For Players, College Football Is Basically a Feudal System
As the GOP demands college football teams start the season, new research shows that coaches are getting very rich off a system that prohibits athletes from joining a union and being paid for their work.
Donald Trump and his party’s leaders have been simultaneously pushing to shield higher education officials from COVID-related lawsuits while demanding that schools ignore health warnings and launch the college football season. In calling for a resumption of collegiate sports, Republican lawmakers have depicted themselves as defending the interests of players because, in their words, “these young men need a season.”
New research, however, suggests that it is not the unpaid players who most “need” a season. Instead, those with a real financial stake in reopening are the coaches and university officials who are together making huge sums of money off players who are barred from being paid and joining a union to collectively bargain for compensation. Those prohibitions continue, thanks to the same lawmakers now demanding the unpaid players risk their lives by returning to the football field to generate the revenues that finance coaches’ multimillion-dollar pay packages.

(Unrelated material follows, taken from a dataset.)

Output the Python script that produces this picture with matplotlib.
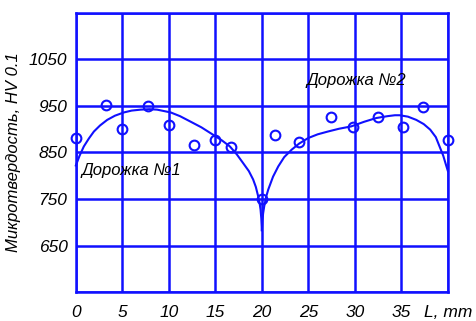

A new study from researchers at Northwestern University, University of Chicago, and University of Michigan found that if Congress permitted Division I college football and basketball players to form a union and collectively bargain for the same revenue share as professional athletes, on average, each college “football player would receive $360,000 per year and each basketball player would earn nearly $500,000 per year.”
That amount, the researchers note, “is significantly higher than the current average value of full scholarships these athletes are currently receiving.” Indeed, they find that less than 7 percent of football and basketball revenues go to pay scholarships and living expenses — far less than the revenue share professional athletes get. Of course, in most professional sports leagues, players are represented by unions that collectively bargain with owners.
If you think college athletes revenue-generating activities aren’t “work,” read the findings of the 2014 National Labor Relations Board.
“Players spend 50 to 60 hours per week on their football duties during a one-month training camp prior to the start of the academic year and an additional 40 to 50 hours per week on those duties during the three or four month football season,” the agency wrote. “Not only is this more hours than many undisputed full-time employees work at their jobs, it is also many more hours than the players spend on their studies. In fact, the players do not attend academic classes while in training camp or the first few weeks of the regular season.”
No Pay for Players; Multimillion-Dollar Pay Packages for Coaches
So what happens to the nearly $5 billion of revenue that unpaid college football and basketball players are generating every year? With Congress refusing to pass new laws protecting college athletes’ rights as workers, an ever-larger share of that cash haul is being funneled into huge salaries for college coaches, university officials, and athletic facilities.
The Northwestern study notes that, as unpaid players have generated bigger and bigger revenues, “coaching salaries have grown substantially along with athletic department budgets.”
“Average salaries of Power 5 football coaching staffs at public schools grew from $4.8 to $9.8 million from 2008 to 2018,” the researchers found. “There have been corresponding increases in spending on non-coaching administrative salaries as well. From 2008 to 2018 these increased from $12.1 to $22.3 million.”
Alabama Republican Senate nominee Tommy Tuberville embodies one iconic example of public universities enriching coaches with revenues generated by unpaid players. Auburn University gave him a $5 million severance payout even though he quit his job. He then received a $2-million-a-year pay package from Texas Tech University, which raised his salary while slashing compensation for educators. He then went on to receive a $2.2 million salary from the University of Cincinnati, whose officials said, “It’s a market rate.”
Revenues from players’ unpaid labor has also been used to increase spending on athletic facilities. The Washington Post reported that in 2014, forty-eight schools in the wealthiest sports conferences “spent $772 million combined on athletic facilities, an 89-percent increase from $408 million spent in 2004.”
The researchers also found that as the revenues generated by unpaid football and basketball players are distributed to other sports programs, “the existing limits on player compensation effectively transfers resources away from students who are more likely to be black and more likely to come from poor neighborhoods towards students who are more likely to be white and come from higher-income neighborhoods.”
Players Demand Rights, Congress Stalls as NCAA Spends on Lobbying
As GOP lawmakers demand a resumption of college sports, players have asked for new legislation that would let them be paid for their work and the right to form a union. But bills have yet to move forward, as the NCAA and its allies have spent hundreds of thousands of dollars on a lobbying campaign in Washington.
With legislation stalled, players have tried to take matters into their own hands. Last year, a Villanova University player filed a class action lawsuit arguing that in refusing to pay athletes, universities are violating minimum-wage laws.
Prior to that, the National Labor Relations Board in 2015 overturned a ruling by one of its regional directors and refused to recognize Northwestern University players as employees entitled to the right to collectively bargain.
Meanwhile, the US Supreme Court in 2016 refused to hear a case to resolve allegations that the NCAA is illegally refusing to compensate players for the lucrative commercial use of their names, images, and likenesses.